The 20th century idea of a computer lab involved rows of desks containing rows of computers with monitors on top. The computer teacher stood in the front of the room and the students peered around the monitors to see what computer teacher was sharing on her screen.
When Schindler Education Center was remodeled, we decided to rethink the essence of a computer lab. The concept of computing has changed. For the past decade, laptops have outsold desktops. A UNI survey found that 97% of our undergraduate students own laptops. What sense does it make to provide computers for students when they are more comfortable using their own?
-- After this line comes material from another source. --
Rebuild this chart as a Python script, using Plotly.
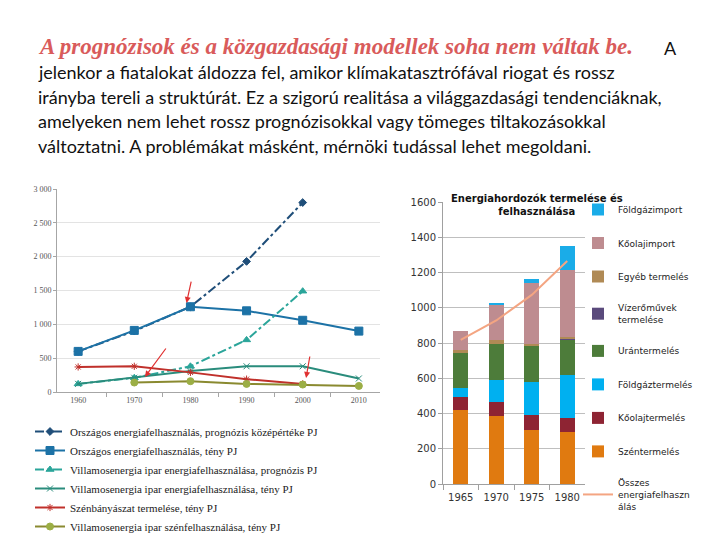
import plotly.graph_objects as go

# ---------------- text block ----------------
HEADLINE = "A prognózisok és a közgazdasági modellek soha nem váltak be."
HEAD_TAIL = "A"
BODY_LINES = [
    "jelenkor a fiatalokat áldozza fel, amikor klímakatasztrófával riogat és rossz",
    "irányba tereli a struktúrát. Ez a szigorú realitása a világgazdasági tendenciáknak,",
    "amelyeken nem lehet rossz prognózisokkal vagy tömeges tiltakozásokkal",
    "változtatni. A problémákat másként, mérnöki tudással lehet megoldani.",
]

# ---------------- left chart data ----------------
YEARS_L = ["1960", "1970", "1980", "1990", "2000", "2010"]
ORSZ_PROGN = [600, 900, 1260, 1930, 2800, None]
ORSZ_TENY = [600, 910, 1260, 1200, 1060, 900]
VILL_PROGN = [120, 210, 380, 770, 1490, None]
VILL_TENY = [120, 210, 310, 380, 380, 200]
SZEN_BANY = [370, 380, 290, 190, 120, None]
VILL_SZEN = [None, 140, 160, 120, 110, 90]
NAMES_L = [
    "Országos energiafelhasználás, prognózis középértéke PJ",
    "Országos energiafelhasználás, tény PJ",
    "Villamosenergia ipar energiafelhasználása, prognózis PJ",
    "Villamosenergia ipar energiafelhasználása, tény PJ",
    "Szénbányászat termelése, tény PJ",
    "Villamosenergia ipar szénfelhasználása, tény PJ",
]
Y_TICKS_L = [0, 500, 1000, 1500, 2000, 2500, 3000]
Y_TICK_LABELS_L = ["0", "500", "1 000", "1 500", "2 000", "2 500", "3 000"]

# ---------------- right chart data ----------------
YEARS_R = ["1965", "1970", "1975", "1980"]
SZENTERMELES = [420, 386, 307, 295]
KOOLAJTERMELES = [74, 78, 83, 80]
FOLDGAZTERMELES = [53, 128, 191, 244]
URANTERMELES = [199, 203, 203, 201]
VIZEROMUVEK = [2, 2, 2, 2]
EGYEB = [10, 21, 8, 12]
KOOLAJIMPORT = [108, 197, 346, 380]
FOLDGAZIMPORT = [0, 13, 25, 135]
OSSZES = [818, 928, 1073, 1265]
NAMES_R = ["Széntermelés", "Kőolajtermelés", "Földgáztermelés", "Urántermelés",
           "Vízerőművek<br>termelése", "Egyéb termelés", "Kőolajimport", "Földgázimport",
           "Összes<br>energiafelhaszn<br>álás"]
RIGHT_TITLE = "Energiahordozók termelése és<br>felhasználása"

fig = go.Figure()

# left chart traces
left_styles = [
    (ORSZ_PROGN, "#1F4E79", "dashdot", "diamond", 6),
    (ORSZ_TENY, "#1C72A6", "solid", "square", 8),
    (VILL_PROGN, "#2BA59A", "dashdot", "triangle-up", 7),
    (VILL_TENY, "#2A8C7C", "solid", "x-thin-open", 6),
    (SZEN_BANY, "#C0302B", "solid", "asterisk-open", 6),
    (VILL_SZEN, "#8A8A30", "solid", "circle", 7),
]
for (vals, col, dash, sym, sz), name in zip(left_styles, NAMES_L):
    mcol = "#9BAE45" if sym == "circle" else col
    fig.add_trace(go.Scatter(
        x=YEARS_L, y=vals, name=name, mode="lines+markers",
        line=dict(color=col, width=2, dash=dash),
        marker=dict(symbol=sym, size=sz, color=mcol, line=dict(color=mcol, width=1)),
        xaxis="x", yaxis="y", legend="legend", connectgaps=False,
    ))

# right chart traces
bar_series = [
    (SZENTERMELES, "#E07A10", 8),
    (KOOLAJTERMELES, "#8E2433", 7),
    (FOLDGAZTERMELES, "#00B0F0", 6),
    (URANTERMELES, "#4D7C3A", 5),
    (VIZEROMUVEK, "#5A4A7C", 4),
    (EGYEB, "#B08A55", 3),
    (KOOLAJIMPORT, "#BE8C90", 2),
    (FOLDGAZIMPORT, "#1AACE8", 1),
]
for (vals, col, rank), name in zip(bar_series, NAMES_R):
    fig.add_trace(go.Bar(
        x=YEARS_R, y=vals, name=name, marker=dict(color=col, line=dict(width=0)),
        xaxis="x2", yaxis="y2", legend="legend2", legendrank=rank, legendgroup=name,
    ))
fig.add_trace(go.Scatter(
    x=YEARS_R, y=OSSZES, name=NAMES_R[8], mode="lines",
    line=dict(color="#F4A582", width=2),
    xaxis="x2", yaxis="y2", legend="legend2", legendrank=9, legendgroup="ossz",
))

W, H = 720, 540
def px(x):
    return x / W
def py(y):
    return 1 - y / H

annotations = [
    dict(text="<b><i>" + HEADLINE + "</i></b>", x=px(36), y=py(47), xref="paper", yref="paper",
         xanchor="left", yanchor="middle", showarrow=False,
         font=dict(family="Liberation Serif", size=23, color="#D95B5B")),
    dict(text=HEAD_TAIL, x=px(662), y=py(48), xref="paper", yref="paper",
         xanchor="left", yanchor="middle", showarrow=False,
         font=dict(family="Lato", size=18, color="#111111")),
]
for i, line in enumerate(BODY_LINES):
    annotations.append(dict(
        text=line, x=px(36), y=py(72 + 24.6 * i), xref="paper", yref="paper",
        xanchor="left", yanchor="middle", showarrow=False,
        font=dict(family="Lato", size=18, color="#111111")))

annotations.append(dict(
    text="<b>" + RIGHT_TITLE + "</b>", x=px(537), y=py(205), xref="paper", yref="paper",
    xanchor="center", yanchor="middle", showarrow=False,
    font=dict(family="DejaVu Sans", size=10, color="#111111")))

# red arrows on the left chart
for hx, hy, ax, ay in [(1.93, 1315, 5, -23), (1.19, 222, 22, -30), (4.06, 207, 4, -23)]:
    annotations.append(dict(
        x=hx, y=hy, xref="x", yref="y", ax=ax, ay=ay, axref="pixel", ayref="pixel",
        text="", showarrow=True, arrowhead=2, arrowsize=1, arrowwidth=1.2,
        arrowcolor="#E03030"))

fig.update_layout(
    width=W, height=H, margin=dict(l=0, r=0, t=0, b=0, autoexpand=False),
    paper_bgcolor="white", plot_bgcolor="white",
    barmode="stack", bargap=0.58,
    annotations=annotations,
    shapes=[dict(type="line", xref="x domain", yref="y", x0=0, x1=1, y0=1500, y1=1500,
                 line=dict(color="#8C8C8C", width=1), layer="below")],
    xaxis=dict(domain=[px(57), px(380)], anchor="y", type="category",
               showline=True, linecolor="#A6A6A6", linewidth=1,
               ticks="outside", tickson="boundaries", ticklen=4, tickcolor="#A6A6A6",
               showgrid=False, tickfont=dict(family="Liberation Serif", size=8, color="#555555")),
    yaxis=dict(domain=[py(392), py(189)], anchor="x", range=[0, 3000],
               tickvals=Y_TICKS_L, ticktext=Y_TICK_LABELS_L,
               showline=True, linecolor="#A6A6A6", linewidth=1,
               ticks="outside", ticklen=3, tickcolor="#A6A6A6",
               showgrid=True, gridcolor="#E3E3E3", zeroline=False,
               tickfont=dict(family="Liberation Serif", size=8, color="#555555")),
    xaxis2=dict(domain=[px(443), px(585)], anchor="y2", type="category",
                showline=True, linecolor="#A0A0A0", linewidth=1,
                ticks="outside", tickson="boundaries", ticklen=5, tickcolor="#A0A0A0",
                ticklabelstandoff=4,
                showgrid=False, tickfont=dict(family="DejaVu Sans", size=10, color="#333333")),
    yaxis2=dict(domain=[py(484), py(202)], anchor="x2", range=[0, 1600], dtick=200,
                showline=True, linecolor="#A0A0A0", linewidth=1,
                ticks="outside", ticklen=4, tickcolor="#A0A0A0",
                showgrid=True, gridcolor="#BFBFBF", zeroline=False,
                tickfont=dict(family="DejaVu Sans", size=10, color="#333333")),
    legend=dict(x=px(30), y=py(417), xanchor="left", yanchor="top",
                bgcolor="rgba(0,0,0,0)", traceorder="normal",
                font=dict(family="Liberation Serif", size=11, color="#222222"),
                itemwidth=30, tracegroupgap=0),
    legend2=dict(x=px(578), y=py(195), xanchor="left", yanchor="top",
                 bgcolor="rgba(0,0,0,0)", traceorder="grouped",
                 font=dict(family="DejaVu Sans", size=9, color="#222222"),
                 itemwidth=30, tracegroupgap=14.5),
    showlegend=True,
)

fig.write_html("out.html", config={"displayModeBar": False},
               post_script="document.body.style.margin='0';document.body.style.padding='0';")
So we created Room 133, a computer lab without desktop computers. Notice that we didn’t say “without computers” because we also have carts containing MacBooks, Chromebooks, and iPads . These computers are available for students who don’t have computers or their laptops are on the fritz. They are also quite useful when we want to engage our students in brand-specific software or we want to provide our students with the Chromebook or iPad experiences that they will probably have in their schools. Room 133 uses the baseline classroom configuration used across campus so teachers and students new to the environment can find familiar resources.
Room 133 includes non-computer resources as well. Our laptop cases store playful hands-on manipulatives (e.g., OSMOS; Dash and Dot Robots; and Bloxels.) It’s close proximity to the IRTS library in Schindler allows us to bring exciting enrichment tools like their Google Expedition cart to engage students in augmented-reality learning.
So what makes it a computer lab if it is not filled with computers? It is the infrastructure that supports computer-based learning. We have provided a flexible learning space. Our students have their choice of seating arrangements and choice of computer platforms. Integrating G Suite for Education into our curriculum provides us with a virtual collaborative space in the Google Cloud.
Technology’s place in the classroom fulfills the need for the right tools to support class projects. We structure the bulk of our assignments around collaboration, interactivity and striving towards using technology to redefine the learning process. Providing our students with the tools and opportunities to make decisions in their learning creates a student-centered learning environment. This process of modification or redefinition of the learning tasks is something that is advocated in Iowa’s schools using the SAMR model. We also integrate technology into the learning process using TPACK model where Technology finds a place to support Pedagogy and the Content Knowledge.
Another aspect of Room 133 is the mobile furniture that we have available. Desks and chairs are on wheels and various types of mobile furniture provide choice for our students. The advantage of our mobile furniture is that we can freely arrange the desks and seats as needed for teamwork. This flexibility is supported by the portable white boards and dry erase markers that are available for each student.
Room 133 is not a finished project. We like to consider it an ongoing enterprise where we are exploring new ways to provide unique learning opportunities for our future teachers. These experiences will expand their learning now and model possibilities that they can use with their students in the future.